I don't recall how many times I attempted to finish the game in the weeks and months ahead, but I know that the gear section was the reason I called it quits and almost never looked back. That final stretch of Stage 5 became an object of fear, and I had no desire to ever subject myself to it again. Frankly, I was so scarred by the experience that I completely closed my mind to the idea of buying its sequel, Batman: Return of the Joker, or, well, any other Batman game in existence.

If I returned to Batman in following, it was only because I wanted to immerse myself in the game's first two stages, whose music and level design I greatly enjoyed. And if I'm revisiting Batman 25 years later, it's strictly for that same reason.

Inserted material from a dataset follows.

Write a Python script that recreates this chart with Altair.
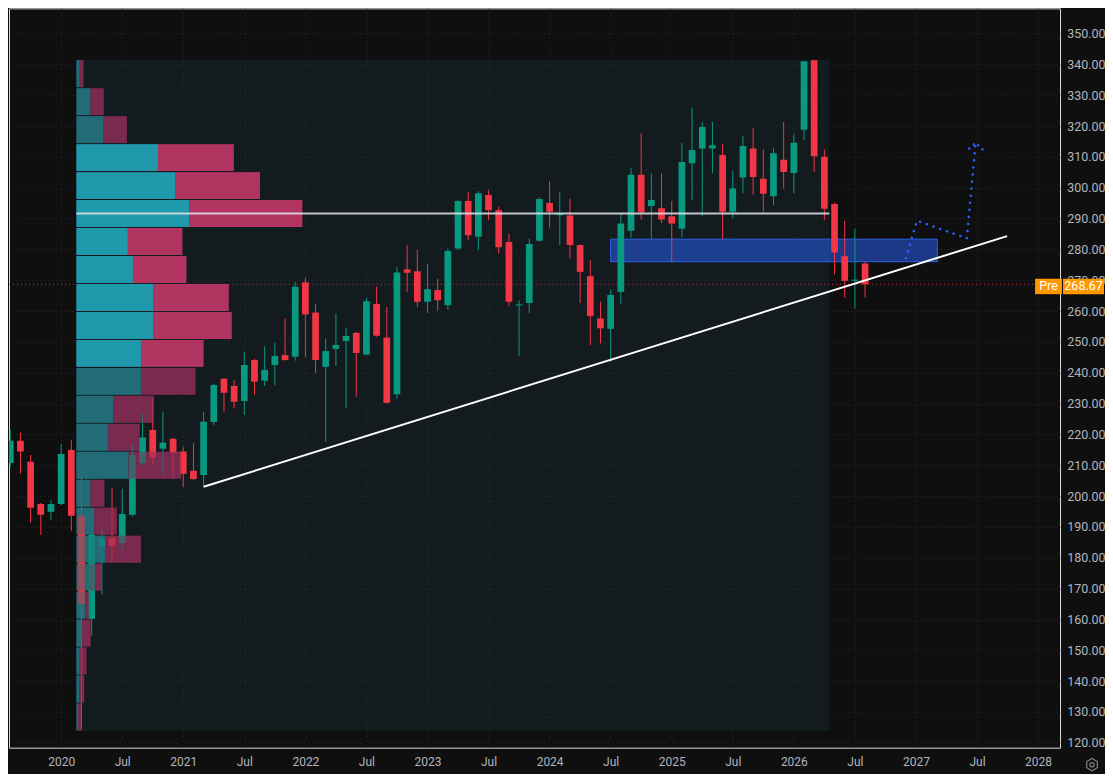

All of that said, I still appreciate what SunSoft was able to do here. The company's developers could have mailed it in and made some easy money by pumping out a shoddily produced recreation of Tim Burton's blockbuster film--a generic action game with a Batman logo pasted over it--but they instead sought to deliver NES owners something truly special--a game that could escape from the bondage of its licensed classification and stand tall among the console's best. Now, I wouldn't rank Batman quite that high, but it says a lot that it's even in the conversation.

That's how I like to remember it--not as the game that forever scared me away from Batman's digital adventures but as the game imbued with 8-bit spirit. 

It didn't want to settle for being a second-rate companion piece. 

It respected the movie's content but strove to find its own identity. 

But most importantly, it succeeded in becoming a creature of its own design, an NES original through and through.